- _What you have to do_:
From the first line of the data below through the line holding "var fmt = function(v)", output each line exactly and leave the pictures out.

- _Data section_:
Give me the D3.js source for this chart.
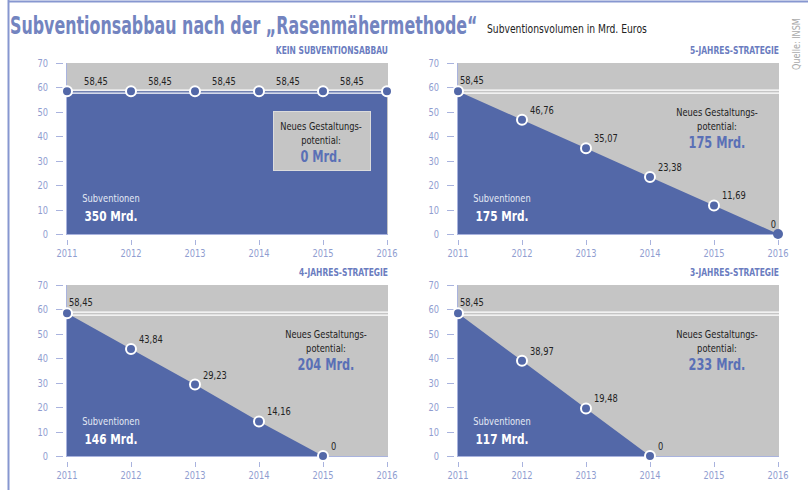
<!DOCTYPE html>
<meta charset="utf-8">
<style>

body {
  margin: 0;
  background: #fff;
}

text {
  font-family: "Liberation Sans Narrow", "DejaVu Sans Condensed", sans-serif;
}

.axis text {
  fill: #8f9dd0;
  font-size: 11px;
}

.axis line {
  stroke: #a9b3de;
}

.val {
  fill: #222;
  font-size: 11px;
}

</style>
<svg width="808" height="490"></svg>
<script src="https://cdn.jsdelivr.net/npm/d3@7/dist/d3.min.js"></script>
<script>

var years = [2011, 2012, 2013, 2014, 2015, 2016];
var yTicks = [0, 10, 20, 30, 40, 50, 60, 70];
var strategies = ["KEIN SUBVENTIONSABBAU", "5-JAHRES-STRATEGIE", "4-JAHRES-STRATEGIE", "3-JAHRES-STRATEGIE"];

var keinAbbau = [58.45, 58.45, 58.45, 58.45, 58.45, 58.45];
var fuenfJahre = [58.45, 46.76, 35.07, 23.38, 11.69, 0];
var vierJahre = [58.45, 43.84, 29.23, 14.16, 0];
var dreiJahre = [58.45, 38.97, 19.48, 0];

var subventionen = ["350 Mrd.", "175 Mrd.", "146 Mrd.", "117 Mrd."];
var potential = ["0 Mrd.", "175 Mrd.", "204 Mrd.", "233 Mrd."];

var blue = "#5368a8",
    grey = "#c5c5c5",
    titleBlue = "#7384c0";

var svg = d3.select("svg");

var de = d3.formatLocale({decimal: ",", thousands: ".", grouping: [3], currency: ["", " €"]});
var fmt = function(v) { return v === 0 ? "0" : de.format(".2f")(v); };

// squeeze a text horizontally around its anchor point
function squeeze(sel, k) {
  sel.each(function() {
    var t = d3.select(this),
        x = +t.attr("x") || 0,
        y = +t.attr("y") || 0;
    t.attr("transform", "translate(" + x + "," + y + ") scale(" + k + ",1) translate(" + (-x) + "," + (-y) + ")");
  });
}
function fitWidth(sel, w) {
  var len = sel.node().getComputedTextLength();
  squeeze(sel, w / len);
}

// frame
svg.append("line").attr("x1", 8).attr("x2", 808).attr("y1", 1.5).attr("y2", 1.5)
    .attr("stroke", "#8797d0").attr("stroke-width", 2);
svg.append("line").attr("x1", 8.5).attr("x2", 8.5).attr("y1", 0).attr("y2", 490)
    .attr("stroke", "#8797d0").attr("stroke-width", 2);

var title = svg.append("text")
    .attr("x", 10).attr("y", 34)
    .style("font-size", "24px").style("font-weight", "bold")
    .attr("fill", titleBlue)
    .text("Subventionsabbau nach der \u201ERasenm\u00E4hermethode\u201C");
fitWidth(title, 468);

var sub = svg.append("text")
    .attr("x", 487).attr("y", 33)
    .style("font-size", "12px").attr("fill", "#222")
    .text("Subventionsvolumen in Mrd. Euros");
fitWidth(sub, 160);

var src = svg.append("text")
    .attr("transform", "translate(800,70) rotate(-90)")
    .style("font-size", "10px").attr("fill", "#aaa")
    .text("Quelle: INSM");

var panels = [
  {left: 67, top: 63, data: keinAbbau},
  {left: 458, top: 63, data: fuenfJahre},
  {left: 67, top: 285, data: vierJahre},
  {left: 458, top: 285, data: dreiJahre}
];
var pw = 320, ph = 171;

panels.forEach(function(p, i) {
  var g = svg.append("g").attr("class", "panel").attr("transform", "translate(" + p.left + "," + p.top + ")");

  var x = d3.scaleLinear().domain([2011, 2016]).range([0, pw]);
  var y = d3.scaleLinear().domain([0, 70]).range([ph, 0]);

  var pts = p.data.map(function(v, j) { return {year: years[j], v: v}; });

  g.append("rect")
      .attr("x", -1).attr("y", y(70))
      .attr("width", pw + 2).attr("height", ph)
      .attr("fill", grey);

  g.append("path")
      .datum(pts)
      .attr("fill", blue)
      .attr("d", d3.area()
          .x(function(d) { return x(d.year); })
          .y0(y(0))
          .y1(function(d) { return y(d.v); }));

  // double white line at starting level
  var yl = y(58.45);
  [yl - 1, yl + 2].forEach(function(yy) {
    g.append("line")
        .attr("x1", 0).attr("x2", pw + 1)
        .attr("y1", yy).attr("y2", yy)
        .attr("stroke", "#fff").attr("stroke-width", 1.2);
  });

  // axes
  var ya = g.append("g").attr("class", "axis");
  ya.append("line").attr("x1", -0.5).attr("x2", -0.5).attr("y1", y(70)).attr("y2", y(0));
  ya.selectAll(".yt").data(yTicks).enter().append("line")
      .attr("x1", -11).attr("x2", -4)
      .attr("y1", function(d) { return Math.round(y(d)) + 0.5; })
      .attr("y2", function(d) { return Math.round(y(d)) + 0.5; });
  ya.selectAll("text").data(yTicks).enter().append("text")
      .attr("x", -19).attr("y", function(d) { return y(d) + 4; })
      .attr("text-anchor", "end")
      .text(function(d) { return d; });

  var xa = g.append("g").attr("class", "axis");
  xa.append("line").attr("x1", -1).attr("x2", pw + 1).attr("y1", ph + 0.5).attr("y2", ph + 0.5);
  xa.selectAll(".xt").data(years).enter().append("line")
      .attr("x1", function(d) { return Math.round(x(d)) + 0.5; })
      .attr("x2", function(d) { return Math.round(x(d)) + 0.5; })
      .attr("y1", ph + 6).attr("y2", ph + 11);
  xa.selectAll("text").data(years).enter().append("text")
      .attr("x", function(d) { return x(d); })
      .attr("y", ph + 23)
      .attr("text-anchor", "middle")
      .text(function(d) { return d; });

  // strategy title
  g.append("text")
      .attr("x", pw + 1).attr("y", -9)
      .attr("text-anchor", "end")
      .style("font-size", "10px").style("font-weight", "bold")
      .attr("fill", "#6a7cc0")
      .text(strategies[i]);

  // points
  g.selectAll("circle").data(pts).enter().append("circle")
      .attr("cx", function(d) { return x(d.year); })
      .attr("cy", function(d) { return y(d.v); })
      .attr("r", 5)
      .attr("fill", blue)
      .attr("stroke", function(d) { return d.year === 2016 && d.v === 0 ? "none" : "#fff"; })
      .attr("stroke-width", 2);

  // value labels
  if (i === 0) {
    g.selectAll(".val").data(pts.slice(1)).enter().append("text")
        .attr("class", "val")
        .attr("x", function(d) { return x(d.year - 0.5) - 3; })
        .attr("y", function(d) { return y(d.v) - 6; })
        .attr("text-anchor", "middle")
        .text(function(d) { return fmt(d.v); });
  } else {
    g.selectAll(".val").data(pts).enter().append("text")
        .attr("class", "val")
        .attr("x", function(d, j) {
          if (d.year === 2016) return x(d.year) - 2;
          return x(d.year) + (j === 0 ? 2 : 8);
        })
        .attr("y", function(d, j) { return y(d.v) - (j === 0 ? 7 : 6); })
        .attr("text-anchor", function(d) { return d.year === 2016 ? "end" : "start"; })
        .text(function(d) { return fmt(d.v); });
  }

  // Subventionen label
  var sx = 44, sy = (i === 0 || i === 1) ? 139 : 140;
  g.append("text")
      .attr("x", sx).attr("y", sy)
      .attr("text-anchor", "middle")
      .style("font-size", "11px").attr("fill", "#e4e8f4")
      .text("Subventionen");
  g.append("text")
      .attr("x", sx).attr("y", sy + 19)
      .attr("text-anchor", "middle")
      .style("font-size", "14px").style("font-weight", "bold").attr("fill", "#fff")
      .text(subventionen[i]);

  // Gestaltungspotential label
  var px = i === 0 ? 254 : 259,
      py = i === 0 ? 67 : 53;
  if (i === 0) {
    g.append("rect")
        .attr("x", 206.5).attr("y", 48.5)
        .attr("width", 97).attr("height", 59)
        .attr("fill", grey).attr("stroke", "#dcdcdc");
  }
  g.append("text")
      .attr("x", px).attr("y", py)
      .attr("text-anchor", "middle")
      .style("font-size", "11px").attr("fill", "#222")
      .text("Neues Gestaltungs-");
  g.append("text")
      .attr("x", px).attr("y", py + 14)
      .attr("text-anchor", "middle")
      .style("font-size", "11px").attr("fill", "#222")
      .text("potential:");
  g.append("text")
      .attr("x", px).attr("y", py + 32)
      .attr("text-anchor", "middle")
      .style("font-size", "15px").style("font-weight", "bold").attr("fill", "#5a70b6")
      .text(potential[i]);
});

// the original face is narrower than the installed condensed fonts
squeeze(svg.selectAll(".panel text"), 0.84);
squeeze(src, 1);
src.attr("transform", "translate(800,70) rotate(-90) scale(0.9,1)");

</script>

- _Written answer_:
Give me the D3.js source for this chart.
<!DOCTYPE html>
<meta charset="utf-8">
<style>

body {
  margin: 0;
  background: #fff;
}

text {
  font-family: "Liberation Sans Narrow", "DejaVu Sans Condensed", sans-serif;
}

.axis text {
  fill: #8f9dd0;
  font-size: 11px;
}

.axis line {
  stroke: #a9b3de;
}

.val {
  fill: #222;
  font-size: 11px;
}

</style>
<svg width="808" height="490"></svg>
<script src="https://cdn.jsdelivr.net/npm/d3@7/dist/d3.min.js"></script>
<script>

var years = [2011, 2012, 2013, 2014, 2015, 2016];
var yTicks = [0, 10, 20, 30, 40, 50, 60, 70];
var strategies = ["KEIN SUBVENTIONSABBAU", "5-JAHRES-STRATEGIE", "4-JAHRES-STRATEGIE", "3-JAHRES-STRATEGIE"];

var keinAbbau = [58.45, 58.45, 58.45, 58.45, 58.45, 58.45];
var fuenfJahre = [58.45, 46.76, 35.07, 23.38, 11.69, 0];
var vierJahre = [58.45, 43.84, 29.23, 14.16, 0];
var dreiJahre = [58.45, 38.97, 19.48, 0];

var subventionen = ["350 Mrd.", "175 Mrd.", "146 Mrd.", "117 Mrd."];
var potential = ["0 Mrd.", "175 Mrd.", "204 Mrd.", "233 Mrd."];

var blue = "#5368a8",
    grey = "#c5c5c5",
    titleBlue = "#7384c0";

var svg = d3.select("svg");

var de = d3.formatLocale({decimal: ",", thousands: ".", grouping: [3], currency: ["", " €"]});
var fmt = function(v) { return v === 0 ? "0" : de.format(".2f")(v); };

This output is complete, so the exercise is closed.